** START OF DATASET **

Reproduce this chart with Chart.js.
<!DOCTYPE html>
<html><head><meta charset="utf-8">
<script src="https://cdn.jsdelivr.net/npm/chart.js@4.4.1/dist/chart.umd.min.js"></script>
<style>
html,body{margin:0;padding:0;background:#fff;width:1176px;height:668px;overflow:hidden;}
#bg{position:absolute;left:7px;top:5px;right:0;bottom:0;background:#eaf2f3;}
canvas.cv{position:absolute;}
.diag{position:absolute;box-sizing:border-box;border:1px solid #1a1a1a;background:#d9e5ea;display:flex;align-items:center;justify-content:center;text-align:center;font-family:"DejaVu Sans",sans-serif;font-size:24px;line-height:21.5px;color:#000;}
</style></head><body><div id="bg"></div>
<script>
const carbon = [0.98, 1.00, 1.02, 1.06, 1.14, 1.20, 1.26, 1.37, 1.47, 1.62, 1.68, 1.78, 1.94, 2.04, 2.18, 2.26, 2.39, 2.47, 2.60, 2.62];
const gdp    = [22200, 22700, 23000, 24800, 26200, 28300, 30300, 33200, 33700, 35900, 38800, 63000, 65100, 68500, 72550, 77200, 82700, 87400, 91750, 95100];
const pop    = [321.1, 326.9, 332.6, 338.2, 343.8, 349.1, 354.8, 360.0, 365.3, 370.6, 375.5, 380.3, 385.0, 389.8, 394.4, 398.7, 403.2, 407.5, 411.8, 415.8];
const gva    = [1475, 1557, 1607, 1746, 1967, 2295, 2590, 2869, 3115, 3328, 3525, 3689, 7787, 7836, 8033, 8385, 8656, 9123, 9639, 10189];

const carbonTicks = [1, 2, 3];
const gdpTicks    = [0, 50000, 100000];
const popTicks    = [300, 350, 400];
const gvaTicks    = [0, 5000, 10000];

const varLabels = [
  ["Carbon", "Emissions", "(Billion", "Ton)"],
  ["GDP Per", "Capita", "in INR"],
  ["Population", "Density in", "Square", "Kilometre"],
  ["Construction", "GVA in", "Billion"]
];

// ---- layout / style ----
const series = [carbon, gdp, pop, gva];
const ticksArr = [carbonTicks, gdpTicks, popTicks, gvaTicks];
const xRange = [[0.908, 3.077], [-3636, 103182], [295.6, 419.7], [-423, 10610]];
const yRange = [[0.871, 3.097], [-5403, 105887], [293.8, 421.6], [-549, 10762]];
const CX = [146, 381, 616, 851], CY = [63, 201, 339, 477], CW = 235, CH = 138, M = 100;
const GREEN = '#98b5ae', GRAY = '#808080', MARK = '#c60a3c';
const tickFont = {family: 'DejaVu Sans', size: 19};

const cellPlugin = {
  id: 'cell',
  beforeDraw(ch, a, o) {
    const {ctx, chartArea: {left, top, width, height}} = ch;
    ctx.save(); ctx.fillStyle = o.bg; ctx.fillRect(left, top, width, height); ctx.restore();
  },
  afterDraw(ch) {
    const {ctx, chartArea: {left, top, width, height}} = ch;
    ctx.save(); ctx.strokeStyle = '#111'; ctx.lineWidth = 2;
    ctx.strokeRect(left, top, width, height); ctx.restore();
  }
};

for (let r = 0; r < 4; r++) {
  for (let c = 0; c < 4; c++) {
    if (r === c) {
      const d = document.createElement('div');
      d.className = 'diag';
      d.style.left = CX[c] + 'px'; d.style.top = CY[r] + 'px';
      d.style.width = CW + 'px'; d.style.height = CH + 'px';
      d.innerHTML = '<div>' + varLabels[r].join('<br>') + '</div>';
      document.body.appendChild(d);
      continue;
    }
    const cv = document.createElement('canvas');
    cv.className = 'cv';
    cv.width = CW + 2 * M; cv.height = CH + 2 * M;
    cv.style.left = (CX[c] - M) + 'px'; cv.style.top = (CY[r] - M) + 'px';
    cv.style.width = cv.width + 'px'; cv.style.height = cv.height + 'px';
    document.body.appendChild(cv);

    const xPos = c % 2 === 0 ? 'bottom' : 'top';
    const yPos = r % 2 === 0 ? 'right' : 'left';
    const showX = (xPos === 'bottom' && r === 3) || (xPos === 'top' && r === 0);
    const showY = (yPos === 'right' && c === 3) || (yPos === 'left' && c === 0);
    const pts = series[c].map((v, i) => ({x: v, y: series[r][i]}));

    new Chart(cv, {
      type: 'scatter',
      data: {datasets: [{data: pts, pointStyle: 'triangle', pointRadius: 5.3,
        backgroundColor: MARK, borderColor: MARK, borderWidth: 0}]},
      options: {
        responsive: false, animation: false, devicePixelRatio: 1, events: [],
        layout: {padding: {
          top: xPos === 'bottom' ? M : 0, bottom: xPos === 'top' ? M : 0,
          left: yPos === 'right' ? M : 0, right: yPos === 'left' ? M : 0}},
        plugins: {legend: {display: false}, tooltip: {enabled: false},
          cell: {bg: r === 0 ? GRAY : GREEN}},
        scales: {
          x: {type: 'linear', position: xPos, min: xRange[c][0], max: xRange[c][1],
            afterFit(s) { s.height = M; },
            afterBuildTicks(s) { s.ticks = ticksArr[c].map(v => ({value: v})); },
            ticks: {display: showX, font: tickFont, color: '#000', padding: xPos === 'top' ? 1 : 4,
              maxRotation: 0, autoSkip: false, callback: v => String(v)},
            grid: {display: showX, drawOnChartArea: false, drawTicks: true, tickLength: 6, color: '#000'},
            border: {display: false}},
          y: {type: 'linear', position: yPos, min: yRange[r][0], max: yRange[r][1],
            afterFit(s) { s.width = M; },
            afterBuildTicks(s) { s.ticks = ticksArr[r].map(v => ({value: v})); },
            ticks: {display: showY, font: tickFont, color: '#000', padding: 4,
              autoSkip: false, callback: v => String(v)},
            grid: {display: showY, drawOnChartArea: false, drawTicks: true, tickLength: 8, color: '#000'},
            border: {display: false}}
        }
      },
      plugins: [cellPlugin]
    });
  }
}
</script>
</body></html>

** END OF DATASET **
** START OF DATASET **

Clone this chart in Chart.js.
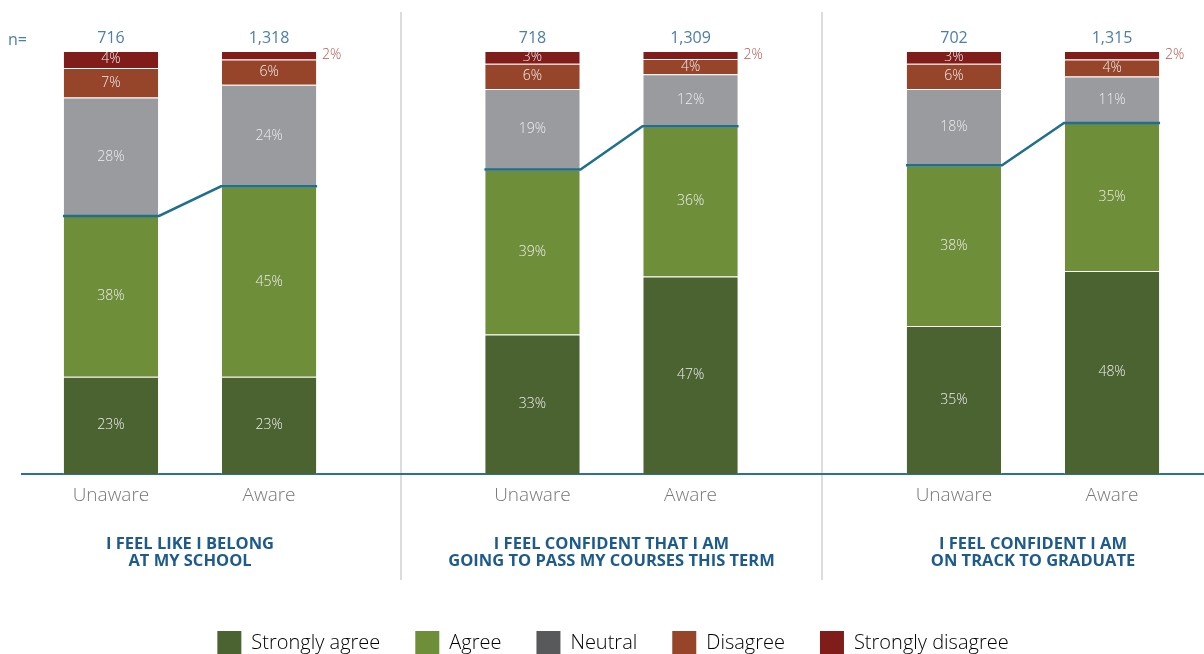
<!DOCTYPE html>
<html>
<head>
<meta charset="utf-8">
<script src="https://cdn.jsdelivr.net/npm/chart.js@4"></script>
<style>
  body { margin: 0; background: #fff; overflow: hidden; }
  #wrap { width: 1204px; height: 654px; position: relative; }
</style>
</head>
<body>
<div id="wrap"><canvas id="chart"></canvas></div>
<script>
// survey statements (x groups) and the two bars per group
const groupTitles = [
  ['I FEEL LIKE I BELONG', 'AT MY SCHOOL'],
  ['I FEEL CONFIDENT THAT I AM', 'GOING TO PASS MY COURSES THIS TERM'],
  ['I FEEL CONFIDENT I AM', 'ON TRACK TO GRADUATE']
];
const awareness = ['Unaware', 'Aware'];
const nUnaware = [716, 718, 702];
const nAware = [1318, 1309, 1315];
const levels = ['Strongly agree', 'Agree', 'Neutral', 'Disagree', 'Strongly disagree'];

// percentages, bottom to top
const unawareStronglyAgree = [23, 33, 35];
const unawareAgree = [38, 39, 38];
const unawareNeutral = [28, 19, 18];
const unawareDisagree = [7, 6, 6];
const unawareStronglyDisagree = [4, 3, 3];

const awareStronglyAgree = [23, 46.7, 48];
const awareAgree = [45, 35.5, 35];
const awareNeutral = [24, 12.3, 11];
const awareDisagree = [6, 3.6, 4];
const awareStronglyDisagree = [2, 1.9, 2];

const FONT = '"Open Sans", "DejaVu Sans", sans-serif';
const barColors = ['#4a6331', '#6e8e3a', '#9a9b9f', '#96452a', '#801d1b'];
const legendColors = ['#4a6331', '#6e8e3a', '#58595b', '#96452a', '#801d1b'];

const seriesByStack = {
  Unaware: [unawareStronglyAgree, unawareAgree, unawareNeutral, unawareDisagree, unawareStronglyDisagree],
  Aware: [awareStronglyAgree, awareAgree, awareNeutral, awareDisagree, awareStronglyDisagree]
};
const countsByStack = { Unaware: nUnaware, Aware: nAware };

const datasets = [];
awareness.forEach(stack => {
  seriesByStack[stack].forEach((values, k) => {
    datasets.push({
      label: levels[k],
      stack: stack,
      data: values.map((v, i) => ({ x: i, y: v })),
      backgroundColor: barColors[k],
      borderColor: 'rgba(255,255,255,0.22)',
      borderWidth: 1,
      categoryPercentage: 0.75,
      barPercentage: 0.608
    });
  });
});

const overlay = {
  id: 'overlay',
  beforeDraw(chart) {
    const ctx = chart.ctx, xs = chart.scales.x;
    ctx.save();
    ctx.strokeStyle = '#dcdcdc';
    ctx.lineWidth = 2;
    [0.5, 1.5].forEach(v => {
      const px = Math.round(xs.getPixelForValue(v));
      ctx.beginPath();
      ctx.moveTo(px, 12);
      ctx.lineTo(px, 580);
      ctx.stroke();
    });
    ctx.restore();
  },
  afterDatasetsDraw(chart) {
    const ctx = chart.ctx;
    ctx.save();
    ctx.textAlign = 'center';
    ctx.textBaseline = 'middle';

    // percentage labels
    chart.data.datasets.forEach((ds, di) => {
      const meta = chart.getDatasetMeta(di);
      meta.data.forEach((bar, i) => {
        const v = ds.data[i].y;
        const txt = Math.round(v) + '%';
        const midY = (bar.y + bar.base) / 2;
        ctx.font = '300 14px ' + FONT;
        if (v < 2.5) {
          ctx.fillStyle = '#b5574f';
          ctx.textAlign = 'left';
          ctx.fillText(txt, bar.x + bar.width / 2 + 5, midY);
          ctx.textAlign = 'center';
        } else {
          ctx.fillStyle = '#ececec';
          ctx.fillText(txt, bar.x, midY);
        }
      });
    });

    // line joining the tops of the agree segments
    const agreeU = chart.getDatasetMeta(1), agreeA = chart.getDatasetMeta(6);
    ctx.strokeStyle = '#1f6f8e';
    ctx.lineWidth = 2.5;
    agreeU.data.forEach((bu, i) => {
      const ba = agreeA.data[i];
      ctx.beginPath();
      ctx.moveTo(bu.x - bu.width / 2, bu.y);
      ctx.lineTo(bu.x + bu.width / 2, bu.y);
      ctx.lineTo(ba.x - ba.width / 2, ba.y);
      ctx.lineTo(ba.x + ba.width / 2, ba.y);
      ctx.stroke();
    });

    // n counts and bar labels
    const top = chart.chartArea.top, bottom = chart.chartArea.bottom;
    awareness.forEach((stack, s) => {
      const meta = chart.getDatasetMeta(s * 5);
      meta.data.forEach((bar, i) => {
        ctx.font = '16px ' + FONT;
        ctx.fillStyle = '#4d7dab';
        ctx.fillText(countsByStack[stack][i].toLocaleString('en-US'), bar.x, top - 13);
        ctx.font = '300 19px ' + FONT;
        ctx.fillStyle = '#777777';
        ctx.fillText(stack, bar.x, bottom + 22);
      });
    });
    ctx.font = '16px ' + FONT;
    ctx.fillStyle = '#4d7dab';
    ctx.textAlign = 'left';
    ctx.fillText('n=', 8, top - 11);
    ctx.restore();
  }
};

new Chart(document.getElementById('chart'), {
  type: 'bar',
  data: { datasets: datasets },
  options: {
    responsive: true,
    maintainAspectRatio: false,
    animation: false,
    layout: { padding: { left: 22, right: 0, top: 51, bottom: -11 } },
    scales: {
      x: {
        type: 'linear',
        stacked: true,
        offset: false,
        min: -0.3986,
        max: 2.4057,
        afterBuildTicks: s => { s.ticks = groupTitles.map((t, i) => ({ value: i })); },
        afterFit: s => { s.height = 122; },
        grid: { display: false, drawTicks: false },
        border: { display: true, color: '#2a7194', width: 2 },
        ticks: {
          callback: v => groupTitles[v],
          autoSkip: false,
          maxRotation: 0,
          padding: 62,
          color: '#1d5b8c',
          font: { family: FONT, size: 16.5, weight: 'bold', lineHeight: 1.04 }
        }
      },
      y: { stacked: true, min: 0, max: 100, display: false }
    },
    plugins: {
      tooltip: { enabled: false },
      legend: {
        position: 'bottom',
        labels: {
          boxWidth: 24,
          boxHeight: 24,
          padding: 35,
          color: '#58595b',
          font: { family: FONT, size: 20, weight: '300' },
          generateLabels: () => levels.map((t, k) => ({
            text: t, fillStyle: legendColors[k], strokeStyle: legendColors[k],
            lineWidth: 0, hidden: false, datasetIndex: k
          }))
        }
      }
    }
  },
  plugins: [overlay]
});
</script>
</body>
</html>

** END OF DATASET **
** START OF DATASET **

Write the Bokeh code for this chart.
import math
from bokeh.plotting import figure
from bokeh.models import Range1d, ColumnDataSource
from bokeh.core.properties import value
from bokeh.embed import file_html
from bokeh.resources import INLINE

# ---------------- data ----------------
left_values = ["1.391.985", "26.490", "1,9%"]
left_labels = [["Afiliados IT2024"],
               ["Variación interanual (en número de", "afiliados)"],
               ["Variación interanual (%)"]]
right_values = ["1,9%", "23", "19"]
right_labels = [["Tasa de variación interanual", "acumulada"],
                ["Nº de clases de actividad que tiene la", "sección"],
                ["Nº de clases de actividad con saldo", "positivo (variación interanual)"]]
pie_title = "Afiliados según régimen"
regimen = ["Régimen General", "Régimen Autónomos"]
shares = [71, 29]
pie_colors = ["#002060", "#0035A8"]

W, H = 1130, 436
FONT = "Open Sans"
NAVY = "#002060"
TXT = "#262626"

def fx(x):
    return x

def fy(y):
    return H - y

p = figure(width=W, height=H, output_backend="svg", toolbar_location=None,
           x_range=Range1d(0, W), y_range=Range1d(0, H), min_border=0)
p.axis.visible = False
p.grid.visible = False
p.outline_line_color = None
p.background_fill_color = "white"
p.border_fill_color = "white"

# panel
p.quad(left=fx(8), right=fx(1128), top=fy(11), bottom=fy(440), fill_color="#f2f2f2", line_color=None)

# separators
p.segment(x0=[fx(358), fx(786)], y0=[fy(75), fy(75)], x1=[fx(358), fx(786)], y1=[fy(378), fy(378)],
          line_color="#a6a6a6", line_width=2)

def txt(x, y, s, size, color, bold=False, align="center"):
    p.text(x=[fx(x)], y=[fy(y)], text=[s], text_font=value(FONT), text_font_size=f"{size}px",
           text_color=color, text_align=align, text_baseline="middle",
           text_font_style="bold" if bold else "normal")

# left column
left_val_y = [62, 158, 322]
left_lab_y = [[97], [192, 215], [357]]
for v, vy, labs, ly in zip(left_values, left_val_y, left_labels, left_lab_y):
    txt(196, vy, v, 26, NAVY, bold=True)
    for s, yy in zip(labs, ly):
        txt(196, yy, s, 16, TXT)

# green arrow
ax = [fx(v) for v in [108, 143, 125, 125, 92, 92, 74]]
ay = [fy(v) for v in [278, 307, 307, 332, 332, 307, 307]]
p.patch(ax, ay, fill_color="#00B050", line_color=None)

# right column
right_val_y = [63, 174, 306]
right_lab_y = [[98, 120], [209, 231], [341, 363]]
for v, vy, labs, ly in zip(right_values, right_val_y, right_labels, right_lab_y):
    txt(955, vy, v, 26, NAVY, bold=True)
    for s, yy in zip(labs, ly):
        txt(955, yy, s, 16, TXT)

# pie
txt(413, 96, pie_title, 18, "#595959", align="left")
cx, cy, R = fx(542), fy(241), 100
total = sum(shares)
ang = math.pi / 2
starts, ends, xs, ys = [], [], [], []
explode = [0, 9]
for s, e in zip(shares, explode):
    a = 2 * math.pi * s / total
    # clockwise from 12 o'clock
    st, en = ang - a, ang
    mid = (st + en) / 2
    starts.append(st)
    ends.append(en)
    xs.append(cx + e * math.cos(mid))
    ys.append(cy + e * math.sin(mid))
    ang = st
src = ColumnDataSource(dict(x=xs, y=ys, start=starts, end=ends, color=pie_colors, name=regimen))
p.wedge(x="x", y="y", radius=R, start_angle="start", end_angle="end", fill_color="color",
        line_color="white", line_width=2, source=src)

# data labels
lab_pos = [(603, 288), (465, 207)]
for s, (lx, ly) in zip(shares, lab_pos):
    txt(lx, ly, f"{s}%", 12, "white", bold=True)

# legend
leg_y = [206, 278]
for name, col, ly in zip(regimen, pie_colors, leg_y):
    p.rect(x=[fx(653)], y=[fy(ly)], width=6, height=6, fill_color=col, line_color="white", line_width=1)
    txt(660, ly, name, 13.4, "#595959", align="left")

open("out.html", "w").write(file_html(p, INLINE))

** END OF DATASET **

▶ [TO BE DONE]
Starting at the line that contains "Clone this chart in Chart.js." and ending at the line that contains "const awareStronglyDisagree = [2, 1.9, 2];", give the lines again exactly. Do not include the pictures.

▶ [EXPECTED ANSWER]
Clone this chart in Chart.js.
<!DOCTYPE html>
<html>
<head>
<meta charset="utf-8">
<script src="https://cdn.jsdelivr.net/npm/chart.js@4"></script>
<style>
  body { margin: 0; background: #fff; overflow: hidden; }
  #wrap { width: 1204px; height: 654px; position: relative; }
</style>
</head>
<body>
<div id="wrap"><canvas id="chart"></canvas></div>
<script>
// survey statements (x groups) and the two bars per group
const groupTitles = [
  ['I FEEL LIKE I BELONG', 'AT MY SCHOOL'],
  ['I FEEL CONFIDENT THAT I AM', 'GOING TO PASS MY COURSES THIS TERM'],
  ['I FEEL CONFIDENT I AM', 'ON TRACK TO GRADUATE']
];
const awareness = ['Unaware', 'Aware'];
const nUnaware = [716, 718, 702];
const nAware = [1318, 1309, 1315];
const levels = ['Strongly agree', 'Agree', 'Neutral', 'Disagree', 'Strongly disagree'];

// percentages, bottom to top
const unawareStronglyAgree = [23, 33, 35];
const unawareAgree = [38, 39, 38];
const unawareNeutral = [28, 19, 18];
const unawareDisagree = [7, 6, 6];
const unawareStronglyDisagree = [4, 3, 3];

const awareStronglyAgree = [23, 46.7, 48];
const awareAgree = [45, 35.5, 35];
const awareNeutral = [24, 12.3, 11];
const awareDisagree = [6, 3.6, 4];
const awareStronglyDisagree = [2, 1.9, 2];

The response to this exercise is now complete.